Transferable (key) skills

Students will have had the opportunity to acquire, as defined in the modules specified for the programme:

i) qualities and transferable skills necessary for employment related to the subject area(s) studied;
ii) skills necessary for the communication of information;
iii) skills necessary for the exercising of personal responsibility and decision making;

The dissertation component of the programme of study directly enables students to attain i), ii) iii): students that successfully complete a dissertation will have learned to exercise personal responsibility and decision making. The dissertation introduces them to a new and challenging means of communicating that supplements the 2000 word essay and unseen examination paper.

Other modules studied in the programme all present opportunities to attain transferable/key skills as defined in i) and skills of communication as defined in ii).

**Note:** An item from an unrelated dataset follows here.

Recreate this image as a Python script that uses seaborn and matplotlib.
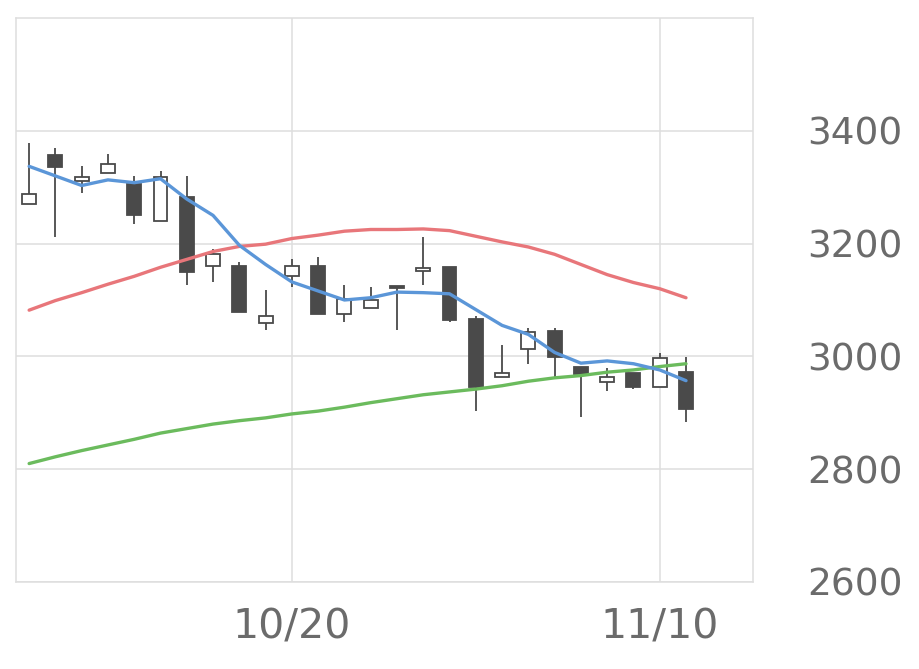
import numpy as np
import pandas as pd
import seaborn as sns
import matplotlib
matplotlib.use("Agg")
import matplotlib.pyplot as plt

# daily candles (10/6 .. 11/11)
opens = [3270, 3357, 3311, 3326, 3306, 3240, 3283, 3160, 3161, 3059,
         3142, 3161, 3076, 3086, 3125, 3151, 3158, 3066, 2963, 3014,
         3045, 2982, 2954, 2971, 2946, 2973]
closes = [3288, 3335, 3318, 3342, 3251, 3318, 3150, 3181, 3079, 3071,
          3160, 3076, 3101, 3100, 3122, 3157, 3064, 2945, 2970, 3044,
          2999, 2969, 2964, 2945, 2997, 2906]
highs = [3378, 3369, 3337, 3358, 3319, 3328, 3319, 3191, 3167, 3117,
         3173, 3176, 3126, 3123, 3125, 3212, 3158, 3072, 3021, 3050,
         3050, 2982, 2979, 2971, 3006, 2999]
lows = [3270, 3212, 3290, 3326, 3234, 3240, 3127, 3132, 3079, 3046,
        3123, 3076, 3061, 3086, 3046, 3127, 3061, 2903, 2963, 2987,
        2963, 2892, 2939, 2942, 2946, 2883]

# moving averages
ma_short = [3337, 3320, 3303, 3313, 3308, 3315, 3279, 3250, 3197, 3163,
            3132, 3116, 3100, 3104, 3114, 3113, 3111, 3083, 3055, 3039,
            3007, 2988, 2992, 2987, 2976, 2957]
ma_mid = [3082, 3099, 3113, 3128, 3142, 3158, 3172, 3186, 3195, 3199,
          3209, 3215, 3222, 3225, 3225, 3226, 3223, 3213, 3203, 3194,
          3181, 3163, 3145, 3131, 3120, 3104]
ma_long = [2810, 2822, 2833, 2843, 2853, 2864, 2872, 2880, 2886, 2891,
           2898, 2903, 2910, 2918, 2925, 2932, 2937, 2942, 2948, 2956,
           2962, 2966, 2972, 2976, 2982, 2987]

tick_pos = [10, 24]
tick_labels = ["10/20", "11/10"]

sns.set_theme(style="white")
plt.rcParams["font.family"] = ["DejaVu Sans"]

fig = plt.figure(figsize=(9.2, 6.69), dpi=100)
ax = fig.add_axes([16 / 920, 1 - 582 / 669, (753 - 16) / 920, (582 - 18) / 669])

x = np.arange(len(opens))
o = np.array(opens)
c = np.array(closes)
dark = "#4a4a4a"

ax.vlines(x, lows, highs, color=dark, linewidth=1.3, zorder=2)
up = c >= o
ax.bar(x[up], (c - o)[up], bottom=o[up], width=0.53, color="white",
       edgecolor=dark, linewidth=1.3, zorder=3)
ax.bar(x[~up], (c - o)[~up], bottom=o[~up], width=0.53, color=dark,
       edgecolor=dark, linewidth=1.3, zorder=3)

df = pd.DataFrame({"x": x, "short": ma_short, "mid": ma_mid, "long": ma_long})
sns.lineplot(data=df, x="x", y="mid", color="#e8767a", linewidth=2.4, ax=ax, zorder=4)
sns.lineplot(data=df, x="x", y="long", color="#6bbb5d", linewidth=2.4, ax=ax, zorder=4)
sns.lineplot(data=df, x="x", y="short", color="#5b96d8", linewidth=2.4, ax=ax, zorder=5)

ax.set_xlim(-0.5, 27.55)
ax.set_ylim(2600, 3600)
ax.set_xlabel("")
ax.set_ylabel("")

ax.set_xticks(tick_pos)
ax.set_xticklabels(tick_labels)
ax.set_yticks([2600, 2800, 3000, 3200, 3400])
ax.yaxis.tick_right()

ax.grid(True, color="#dedede", linewidth=1.1, zorder=0)
ax.set_axisbelow(True)
for s in ax.spines.values():
    s.set_color("#dedede")
    s.set_linewidth(1.1)

ax.tick_params(axis="x", length=11, width=1, color="#cdd5e3", pad=7,
               labelsize=29.5, labelcolor="#6b6b6b")
ax.tick_params(axis="y", length=0, pad=39, labelsize=27, labelcolor="#6b6b6b")

fig.savefig("out.png", dpi=100)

Achievement will be assessed by a variety of methods in accordance with the learning outcomes of the modules specified for the year/programme and will include:

i) demonstrating the ability to apply a broad range of aspects of the discipline;
ii) work that draws on a wide variety of material;
iii) the ability to evaluate and criticise received opinion;
iv) evidence of an ability to conduct independent, in depth enquiry within the discipline;
v) work that is typically both evaluative and creative.

The dissertation component of the degree assesses students' capacity to attain all of these learning outcomes, most specifically outcome iv).
All modules assess learning outcomes i) and v).
Outcome iii) is more specifically addressed in the philosophical modules listed in group B1.
Outcome ii) is more specifically addressed in the socio-historical modules listed in groups B2 and B3.